Per Curiam MARYLAND v. DYSON ____ U. S. ____ (1999) SUPREME COURT OF THE UNITED STATES

MARYLAND v. KEVIN DARNELL DYSON

on petition for writ of certiorari to the court of special appeals of maryland

No. 98–1062. Decided June 21, 1999

Per Curiam.

In this case, the Maryland Court of Special Appeals held that the Fourth Amendment requires police to obtain a search warrant before searching a vehicle which they have probable cause to believe contains illegal drugs. Because this holding rests upon an incorrect interpretation of the automobile exception to the Fourth Amendment’s warrant requirement, we grant the petition for certiorari and reverse.

At 11 a.m. on the morning of July 2, 1996, a St. Mary’s County (Maryland) Sheriff’s Deputy received a tip from a reliable confidential informant that respondent had gone to New York to buy drugs, and would be returning to Maryland in a rented red Toyota, license number DDY 787, later that day with a large quantity of cocaine. The deputy investigated the tip and found that the license number given to him by the informant belonged to a red Toyota Corolla that had been rented to respondent, who was a known drug dealer in St. Mary’s County. When respondent returned to St. Mary’s County in the rented car at 1 a.m. on July 3, the deputies stopped and searched the vehicle, finding 23 grams of crack cocaine in a duffel bag in the trunk. Respondent was arrested, tried, and convicted of conspiracy to possess cocaine with intent to distribute. He appealed, arguing that the trial court had erroneously denied his motion to suppress the cocaine on the alternate grounds that the police lacked probable cause, or that even if there was probable cause, the warrantless search violated the Fourth Amendment because there was sufficient time after the informant’s tip to obtain a warrant.

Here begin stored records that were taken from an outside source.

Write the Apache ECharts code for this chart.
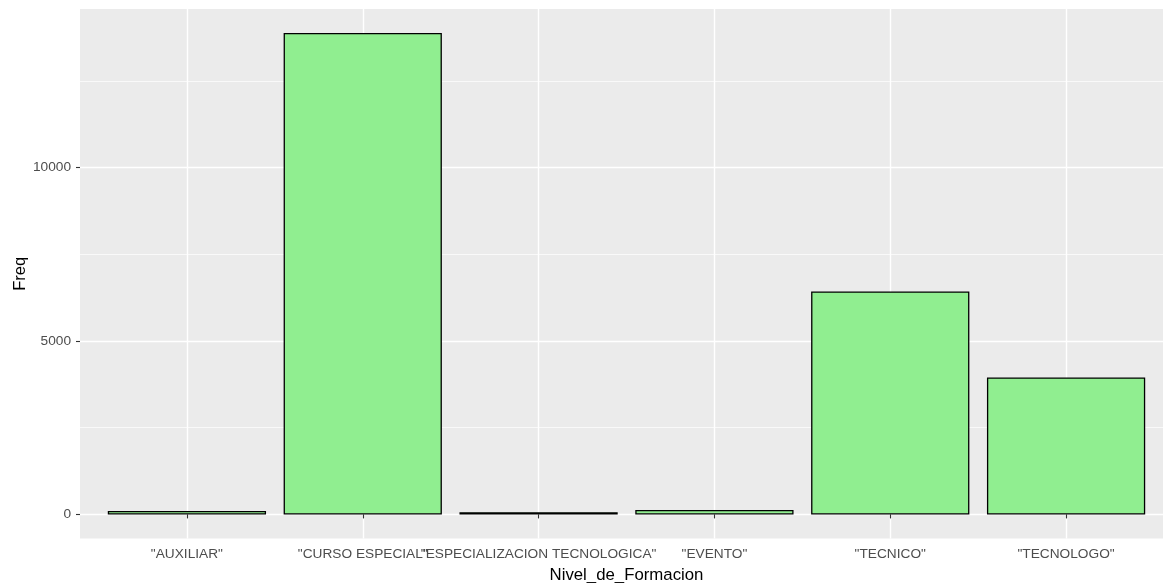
<!DOCTYPE html>
<html>
<head>
<meta charset="utf-8">
<script src="https://cdn.jsdelivr.net/npm/echarts@6/dist/echarts.min.js"></script>
<style>html,body{margin:0;padding:0;background:#fff}#c{width:1163px;height:583px}</style>
</head>
<body>
<div id="c"></div>
<script>
const categories = ['"AUXILIAR"', '"CURSO ESPECIAL"', '"ESPECIALIZACION TECNOLOGICA"', '"EVENTO"', '"TECNICO"', '"TECNOLOGO"'];
const freq = [100, 13880, 65, 130, 6430, 3950];
const majorTicks = [0, 5000, 10000];
const minorTicks = [2500, 7500, 12500];
const yMin = -694;
const yMax = 14574;

const font = 'Liberation Sans, Arial, sans-serif';
const chart = echarts.init(document.getElementById('c'), null, {renderer: 'canvas'});
chart.setOption({
  animation: false,
  backgroundColor: '#ffffff',
  grid: [
    {left: 80, right: -8.5, top: 9, bottom: 44.5, show: true, backgroundColor: '#EBEBEB', borderWidth: 0, containLabel: false, outerBoundsMode: 'none'},
    {left: 99, right: 9, top: 9, bottom: 44.5, containLabel: false, outerBoundsMode: 'none'}
  ],
  xAxis: [
    {gridIndex: 0, type: 'value', min: 0, max: 1, show: false},
    {
      gridIndex: 1, type: 'category', data: categories,
      axisLine: {show: false},
      axisTick: {show: true, alignWithLabel: true, length: 4, lineStyle: {color: '#333333', width: 1.1}},
      axisLabel: {interval: 0, color: '#4D4D4D', fontSize: 13.7, fontFamily: font, margin: 9, hideOverlap: false},
      splitLine: {show: true, alignWithLabel: true, lineStyle: {color: '#ffffff', width: 1.4}},
      name: 'Nivel_de_Formacion', nameLocation: 'middle', nameGap: 28, nameMoveOverlap: false,
      nameTextStyle: {color: '#000000', fontSize: 16.8, fontFamily: font}
    }
  ],
  yAxis: [
    {
      gridIndex: 0, type: 'value', min: yMin, max: yMax,
      axisLine: {show: false},
      axisTick: {show: true, length: 4, customValues: majorTicks, lineStyle: {color: '#333333', width: 1.1}},
      axisLabel: {customValues: majorTicks, color: '#4D4D4D', fontSize: 13.7, fontFamily: font, margin: 9, formatter: v => String(v)},
      splitLine: {show: true, lineStyle: {color: '#ffffff', width: 1.4}},
      name: 'Freq', nameLocation: 'middle', nameGap: 51, nameRotate: 90, nameMoveOverlap: false,
      nameTextStyle: {color: '#000000', fontSize: 16.5, fontFamily: font}
    },
    {
      gridIndex: 0, type: 'value', min: yMin, max: yMax,
      axisLine: {show: false},
      axisTick: {show: false, customValues: minorTicks},
      axisLabel: {show: false, customValues: minorTicks},
      splitLine: {show: true, lineStyle: {color: '#ffffff', width: 0.7}}
    },
    {gridIndex: 1, type: 'value', min: yMin, max: yMax, show: false, splitLine: {show: false}}
  ],
  series: [{
    type: 'bar', xAxisIndex: 1, yAxisIndex: 2,
    data: freq, barWidth: '90%',
    itemStyle: {color: '#90EE90', borderColor: '#000000', borderWidth: 1.3}
  }]
});
</script>
</body>
</html>
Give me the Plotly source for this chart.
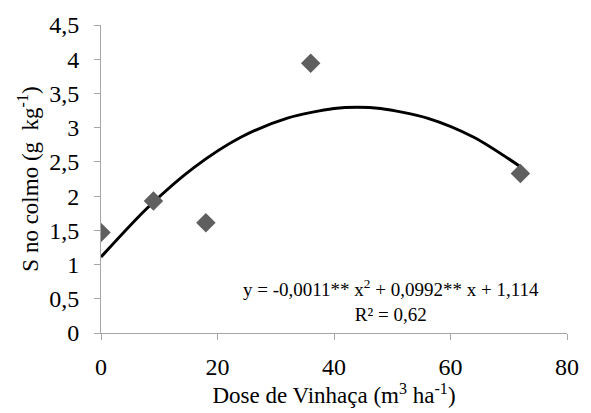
import plotly.graph_objects as go

# Observed data
dose = [0, 9, 18, 36, 72]
s_colmo = [1.47, 1.93, 1.61, 3.94, 2.33]

# Trendline points
trend_x = [0, 8, 16, 24, 32, 40, 44, 48, 56, 64, 72]
trend_y = [1.11, 1.83, 2.42, 2.86, 3.14, 3.28, 3.30, 3.28, 3.14, 2.86, 2.43]

x_ticks = [0, 20, 40, 60, 80]
y_ticks = [0, 0.5, 1, 1.5, 2, 2.5, 3, 3.5, 4, 4.5]
y_labels = ["0", "0,5", "1", "1,5", "2", "2,5", "3", "3,5", "4", "4,5"]

FONT = "Liberation Serif"

fig = go.Figure()
fig.add_trace(go.Scatter(
    x=trend_x, y=trend_y, mode="lines",
    line=dict(color="black", width=3, shape="spline", smoothing=0.8),
    showlegend=False, hoverinfo="skip"))
fig.add_trace(go.Scatter(
    x=dose, y=s_colmo, mode="markers",
    marker=dict(symbol="diamond", size=15, color="#5f5f5f"),
    showlegend=False))

fig.add_annotation(
    x=(395 - 101) / (574 - 101), y=(333 - 300) / (333 - 24),
    xref="x domain", yref="y domain", showarrow=False,
    xanchor="center", yanchor="middle",
    text="y = -0,0011** x<sup>2</sup> + 0,0992** x + 1,114<br>R² = 0,62",
    font=dict(family=FONT, size=19, color="black"), align="center")

fig.update_layout(
    width=591, height=413,
    margin=dict(l=101, r=17, t=24, b=80),
    plot_bgcolor="white", paper_bgcolor="white",
    font=dict(family=FONT, color="black"),
    xaxis=dict(
        range=[0, 80], tickvals=x_ticks, ticktext=[str(v) for v in x_ticks],
        showgrid=False, zeroline=False, showline=True, linecolor="#a6a6a6",
        linewidth=1, ticks="outside", ticklen=6, tickcolor="#a6a6a6",
        tickfont=dict(family=FONT, size=24), ticklabelstandoff=6,
        title=dict(text="Dose de Vinhaça (m<sup>3</sup> ha<sup>-1</sup>)",
                   font=dict(family=FONT, size=23), standoff=4)),
    yaxis=dict(
        range=[0, 4.5], tickvals=y_ticks, ticktext=y_labels,
        showgrid=False, zeroline=False, showline=True, linecolor="#a6a6a6",
        linewidth=1, ticks="outside", ticklen=6, tickcolor="#a6a6a6",
        tickfont=dict(family=FONT, size=24), ticklabelstandoff=10,
        title=dict(text="S no colmo (g  kg<sup>-1</sup>)",
                   font=dict(family=FONT, size=23), standoff=4)),
)

fig.write_html("out.html")
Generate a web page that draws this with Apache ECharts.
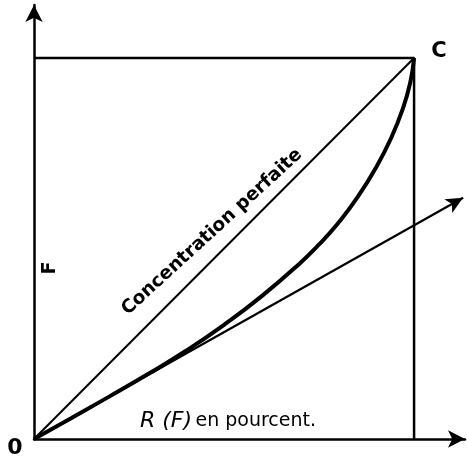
<!DOCTYPE html>
<html>
<head>
<meta charset="utf-8">
<script src="https://cdn.jsdelivr.net/npm/echarts@6/dist/echarts.min.js"></script>
<style>
  html,body{margin:0;padding:0;background:#fff;}
  #chart{width:467px;height:462px;}
</style>
</head>
<body>
<div id="chart"></div>
<script>
// courbe de concentration R(F), en pourcent
var curveX = [0, 10, 20, 30, 40, 50, 60, 70, 75, 80, 85, 90, 94, 97, 99, 100];
var curveY = [0, 5.6, 11.25, 17.05, 23.15, 29.95, 37.55, 46.15, 51.05, 56.65, 63.25, 71.25, 79.05, 86.55, 93.55, 100];
var diagX = [0, 100], diagY = [0, 100];         // concentration parfaite
var boxX = [0, 100, 100], boxY = [100, 100, 0]; // carré
var tangentEnd = [112.9, 63.3];                  // tangente à l'origine
var xMax = 113.4, yMax = 113.9;

function pairs(xs, ys){
    var out = [];
    for(var i=0;i<xs.length;i++){ out.push([xs[i], ys[i]]); }
    return out;
}

var chart = echarts.init(document.getElementById('chart'));
var ink = '#000';
var font = '"DejaVu Sans"';

chart.setOption({
    animation: false,
    backgroundColor: '#fff',
    grid: {left: 34, right: 2, top: 5, bottom: 23},
    xAxis: {
        type: 'value', min: 0, max: xMax,
        axisLine: {show: true, lineStyle: {color: ink, width: 2.5}, symbol: ['none', 'arrow'], symbolSize: [13, 17]},
        axisTick: {show: false}, axisLabel: {show: false}, splitLine: {show: false}
    },
    yAxis: {
        type: 'value', min: 0, max: yMax,
        axisLine: {show: true, lineStyle: {color: ink, width: 2.5}, symbol: ['none', 'arrow'], symbolSize: [13, 17]},
        axisTick: {show: false}, axisLabel: {show: false}, splitLine: {show: false}
    },
    series: [
        {type: 'line', data: pairs(boxX, boxY), symbol: 'none', lineStyle: {color: ink, width: 2.5}},
        {type: 'line', data: pairs(diagX, diagY), symbol: 'none', lineStyle: {color: ink, width: 2}},
        {type: 'line', data: pairs(curveX, curveY), symbol: 'none', smooth: 0.5,
         lineStyle: {color: ink, width: 4}},
        {type: 'line', data: [], symbol: 'none',
         markLine: {
            silent: true, symbol: ['none', 'arrow'], symbolSize: [12, 17],
            label: {show: false},
            lineStyle: {color: ink, width: 2.2, type: 'solid'},
            data: [[{coord: [0, 0]}, {coord: tangentEnd}]]
         }}
    ],
    graphic: [
        {type: 'text', x: 212, y: 232, rotation: 0.74,
         style: {text: 'Concentration perfaite', font: 'bold 18.5px ' + font, fill: ink, align: 'center', verticalAlign: 'middle'}},
        {type: 'text', x: 228, y: 421,
         style: {text: '{a|R (F)} {b|en pourcent.}', fill: ink, align: 'center', verticalAlign: 'middle',
                 rich: {a: {font: 'italic 22px ' + font, fill: ink}, b: {font: '19px ' + font, fill: ink}}}},
        {type: 'text', x: 50, y: 268, rotation: Math.PI / 2,
         style: {text: 'F', font: 'bold 19px ' + font, fill: ink, align: 'center', verticalAlign: 'middle'}},
        {type: 'text', x: 15, y: 448,
         style: {text: '0', font: 'bold 22px ' + font, fill: ink, align: 'center', verticalAlign: 'middle'}},
        {type: 'text', x: 439, y: 52,
         style: {text: 'C', font: 'bold 21px ' + font, fill: ink, align: 'center', verticalAlign: 'middle'}}
    ]
});
</script>
</body>
</html>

The Maryland Court of Special Appeals reversed, 122 Md. App. 413, 712 A. 2d 573 (1998), holding that in order for the automobile exception to the warrant requirement to apply, there must not only be probable cause to believe that evidence of a crime is contained in the automobile, but also a separate finding of exigency precluding the police from obtaining a warrant. Id., at 424, 712 A. 2d, at 578. Applying this rule to the facts of the case, the Court of Special Appeals concluded that although there was “abundant probable cause,” the search violated the Fourth Amendment because there was no exigency that prevented or even made it significantly difficult for the police to obtain a search warrant. Id., at 426, 712 A. 2d. at 579. The Maryland Court of Appeals denied certiorari. 351 Md. 287, 718 A. 2d 235 (1998). We grant certiorari and now reverse.

The Fourth Amendment generally requires police to secure a warrant before conducting a search. California v. Carney, 471 U. S. 386, 390–391 (1985). As we recognized nearly 75 years ago in Carroll v. United States, 267 U. S. 132, 153 (1925), there is an exception to this requirement for searches of vehicles. And under our established precedent, the “automobile exception” has no separate exigency requirement. We made this clear in United States v. Ross, 456 U. S. 798, 809 (1982), when we said that in cases where there was probable cause to search a vehicle “a search is not unreasonable if based on facts that would justify the issuance of a warrant, even though a warrant has not been actually obtained.” (Emphasis added.) In a case with virtually identical facts to this one (even down to the bag of cocaine in the trunk of the car), Pennsylvania v. Labron, 518 U. S. 938 (1996) (per curiam), we repeated that the automobile exception does not have a separate exigency requirement: “If a car is readily mobile and probable cause exists to believe it contains contraband, the Fourth Amendment … permits police to search the vehicle without more.” Id., at 940.

In this case, the Court of Special Appeals found that there was “abundant probable cause” that the car contained contraband. This finding alone satisfies the automobile exception to the Fourth Amendment’s warrant requirement, a conclusion correctly reached by the trial court when it denied respondent’s motion to suppress. The holding of the Court of Special Appeals that the “automobile exception” requires a separate finding of exigency in addition to a finding of probable cause is squarely contrary to our holdings in Ross and Labron. We therefore grant the petition for writ of certiorari and reverse the judgment of the Court of Special Appeals.

It is so ordered.

 Justice Breyer in dissent suggests that we should not summarily reverse a judgment in a criminal case, even though he agrees with this opinion as a matter of law. But to adopt that position would simply leave it in the hands of a respondent—who had obtained a lower court judgment manifestly wrong as a matter of federal constitutional law—to avoid summary reversal by the simple expedient of refusing to file a response. While we have on occasion appointed an attorney to file a brief as amicus in a case where we have granted certiorari, in order to be sure that the argued case is fully briefed, we have never done so in cases which we have summarily reversed. The reason for this is that a summary reversal does not decide any new or unanswered question of law, but simply corrects a lower court’s demonstrably erroneous application of federal law.